-- START --

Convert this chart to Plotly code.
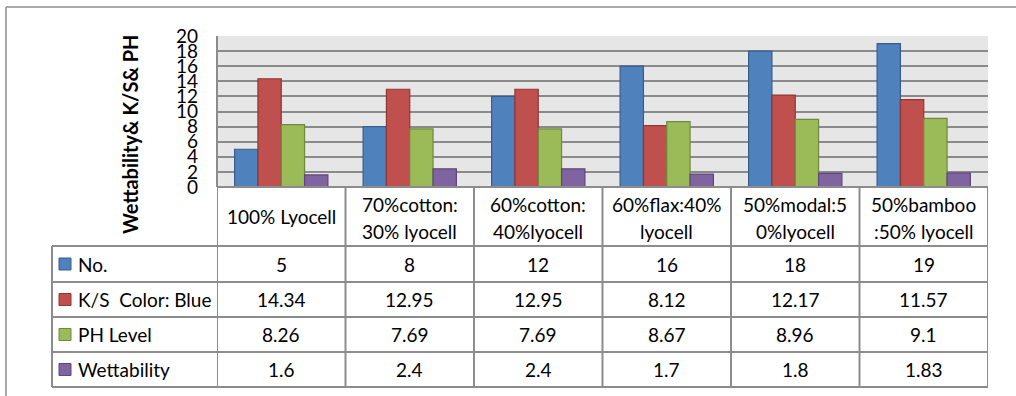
import plotly.graph_objects as go

# ---- data ----
categories = ["100% Lyocell", "70%cotton:<br>30% lyocell", "60%cotton:<br>40%lyocell",
              "60%flax:40%<br>lyocell", "50%modal:5<br>0%lyocell", "50%bamboo<br>:50% lyocell"]
series_names = ["No.", "K/S\u00a0 Color: Blue", "PH Level", "Wettability"]
no_values = [5, 8, 12, 16, 18, 19]
ks_values = [14.34, 12.95, 12.95, 8.12, 12.17, 11.57]
ph_values = [8.26, 7.69, 7.69, 8.67, 8.96, 9.1]
wet_values = [1.6, 2.4, 2.4, 1.7, 1.8, 1.83]
y_ticks = list(range(0, 21, 2))

fills = ["#4F81BD", "#C0504D", "#9BBB59", "#8064A2"]
edges = ["#385D8A", "#8C3836", "#71893F", "#5C4776"]
series_values = [no_values, ks_values, ph_values, wet_values]

W, H = 1016, 396
FONT = "Lato"
FS = 19
GRID = "#8A8A8A"
LINE = "#8C8C8C"


def px(x):
    return x / W


def py(y):
    return 1 - y / H


# plot area and table geometry (pixels)
PX0, PX1, PY0, PY1 = 217, 988, 36, 187
TAB_X0 = 52
HEADER_BOTTOM = 246
ROW_EDGES = [246, 282, 317, 352, 387]

xs = list(range(len(categories)))

fig = go.Figure()
for name, vals, fc, ec in zip(series_names, series_values, fills, edges):
    fig.add_trace(go.Bar(
        x=xs, y=vals, name=name,
        marker=dict(color=fc, line=dict(color=ec, width=1.2)),
        showlegend=False,
    ))

shapes = []
annotations = []

# outer chart frame
shapes.append(dict(type="line", xref="paper", yref="paper",
                   x0=px(6), x1=px(1020), y0=py(7), y1=py(7),
                   line=dict(color="#8E8E8E", width=1.5)))
shapes.append(dict(type="line", xref="paper", yref="paper",
                   x0=px(6), x1=px(6), y0=py(7), y1=py(400),
                   line=dict(color="#8E8E8E", width=1.5)))

# table horizontal lines
for y in ROW_EDGES:
    shapes.append(dict(type="line", xref="paper", yref="paper",
                       x0=px(TAB_X0), x1=px(PX1), y0=py(y), y1=py(y),
                       line=dict(color=LINE, width=2)))
shapes.append(dict(type="line", xref="paper", yref="paper",
                   x0=px(PX0), x1=px(PX1), y0=py(PY1), y1=py(PY1),
                   line=dict(color=LINE, width=2)))
# table vertical lines
shapes.append(dict(type="line", xref="paper", yref="paper",
                   x0=px(TAB_X0), x1=px(TAB_X0), y0=py(ROW_EDGES[0]), y1=py(ROW_EDGES[-1]),
                   line=dict(color=LINE, width=2)))
for k in range(len(categories) + 1):
    xb = k - 0.5
    shapes.append(dict(type="line", xref="x", yref="paper",
                       x0=xb, x1=xb, y0=py(PY1), y1=py(ROW_EDGES[-1]),
                       line=dict(color=LINE, width=2)))
shapes.append(dict(type="line", xref="paper", yref="paper",
                   x0=px(PX0), x1=px(PX0), y0=py(PY0), y1=py(PY1),
                   line=dict(color=LINE, width=2)))

# category header labels
for i, cat in enumerate(categories):
    parts = cat.split("<br>")
    if len(parts) == 1:
        ys = [(PY1 + HEADER_BOTTOM) / 2]
    else:
        ys = [205, 231]
    for part, yy in zip(parts, ys):
        annotations.append(dict(x=i, y=py(yy), xref="x", yref="paper", text=part,
                                showarrow=False, xanchor="center", yanchor="middle",
                                font=dict(family=FONT, size=FS, color="#000000")))

# data rows: legend key, series name, values
for r, (name, vals, fc, ec) in enumerate(zip(series_names, series_values, fills, edges)):
    yc = (ROW_EDGES[r] + ROW_EDGES[r + 1]) / 2
    shapes.append(dict(type="rect", xref="paper", yref="paper",
                       x0=px(59), x1=px(71), y0=py(yc - 6), y1=py(yc + 6),
                       fillcolor=fc, line=dict(color=ec, width=1)))
    annotations.append(dict(x=px(76), y=py(yc), xref="paper", yref="paper", text=name,
                            showarrow=False, xanchor="left", yanchor="middle",
                            font=dict(family=FONT, size=FS, color="#000000")))
    for i, v in enumerate(vals):
        annotations.append(dict(x=i, y=py(yc), xref="x", yref="paper", text=f"{v:g}",
                                showarrow=False, xanchor="center", yanchor="middle",
                                font=dict(family=FONT, size=FS, color="#000000")))

# y-axis title
annotations.append(dict(x=px(130), y=py(134), xref="paper", yref="paper",
                        text="<b>Wettability& K/S& PH</b>", textangle=-90,
                        showarrow=False, xanchor="center", yanchor="middle",
                        font=dict(family=FONT, size=20, color="#000000")))

fig.update_layout(
    width=W, height=H,
    margin=dict(l=0, r=0, t=0, b=0, autoexpand=False),
    paper_bgcolor="#FFFFFF",
    plot_bgcolor="#E6E6E6",
    barmode="group",
    bargap=0.274,
    bargroupgap=0,
    shapes=shapes,
    annotations=annotations,
    xaxis=dict(domain=[px(PX0), px(PX1)], range=[-0.5, len(categories) - 0.5],
               showticklabels=False, showgrid=False, zeroline=False, showline=False,
               automargin=False),
    yaxis=dict(domain=[py(PY1), py(PY0)], range=[0, 20], tickvals=y_ticks,
               showgrid=True, gridcolor=GRID, gridwidth=2, zeroline=False,
               showline=False, ticks="", ticklabelstandoff=18, automargin=False,
               tickfont=dict(family=FONT, size=FS, color="#000000")),
)

fig.write_html("out.html")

-- END --

## SET PROBLEM
Repeat only what lies between the start of the data and the end of the line containing "y_ticks = list(range(0, 21, 2))", exactly, with pictures left out.

## COMPLETE RESPONSE
Convert this chart to Plotly code.
import plotly.graph_objects as go

# ---- data ----
categories = ["100% Lyocell", "70%cotton:<br>30% lyocell", "60%cotton:<br>40%lyocell",
              "60%flax:40%<br>lyocell", "50%modal:5<br>0%lyocell", "50%bamboo<br>:50% lyocell"]
series_names = ["No.", "K/S\u00a0 Color: Blue", "PH Level", "Wettability"]
no_values = [5, 8, 12, 16, 18, 19]
ks_values = [14.34, 12.95, 12.95, 8.12, 12.17, 11.57]
ph_values = [8.26, 7.69, 7.69, 8.67, 8.96, 9.1]
wet_values = [1.6, 2.4, 2.4, 1.7, 1.8, 1.83]
y_ticks = list(range(0, 21, 2))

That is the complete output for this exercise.